5G is hitting the streets of Plano, Texas and Stockholm, Sweden as Ericsson tests its new 5G mobile device.
The massive mobile testbed on wheels is designed to allow Ericsson to replicate any device from a tablet to smartphone to PC at 5G speeds.
In this edition of “How it works,” Keith Shank, director of Ericsson’s Advanced Technology Lab shows RCRtv the device and explains what it can do.
Shank explains the drivable device uses a 200 megahertz-wide channel at 13 gigahertz spectrum and is currently capable of 5.7 Gbps downlink speed on a TDD channel.

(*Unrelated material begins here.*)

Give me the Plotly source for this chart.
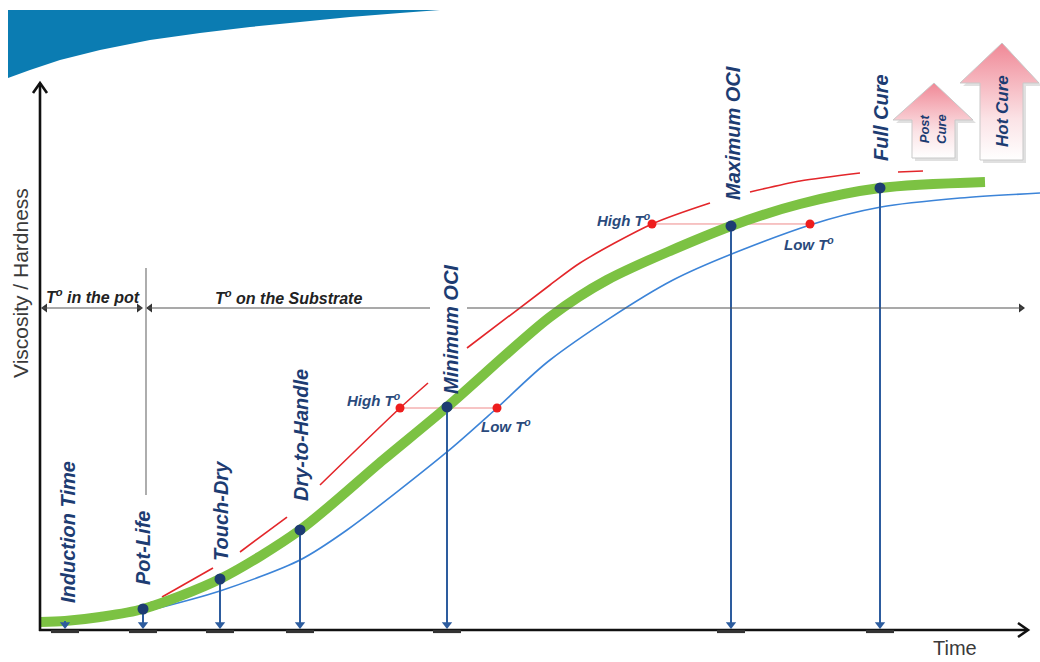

The prototype operates on a basic OFDM channel and uses a MIMO 4×4 radio system to achieve the blazing fast speeds. It is also part of a bigger network that includes a four-antenna base station that allows for 100 megahertz-wide output per radio.
Shank expects by the end of the summer for the downlink throughput to double to somewhere around 10 Gbps as they increase to a 400 megahertz-wide channel.
He says while this device may seem large, it is nothing compared to previous generations of mobile technology. “My first HSPA mobile was a bus, an entire bus. My first LTE mobile were two nine foot tall racks.”
One of the biggest goals for 5G is to dramatically cut down on latency. Shank says this device is a first step in that direction.
“The latency is going to drop from the 100 millisecond range to the sub-ten millisecond range,” he says, “…so this is a perfect concept for near real-time and real-time operations.”
He adds that the 5G technology’s influence will be pervasive. With this device, Ericsson is looking to be at the forefront of bringing 5G from an idea to a reality in the mobile world.
“It is not just for me to download my videos faster,” he said, “but it is for machine-to-machine and the network society and that’s what we’re looking toward.”
Shank says Ericsson is also working on an outdoor network that will be available later in the summer.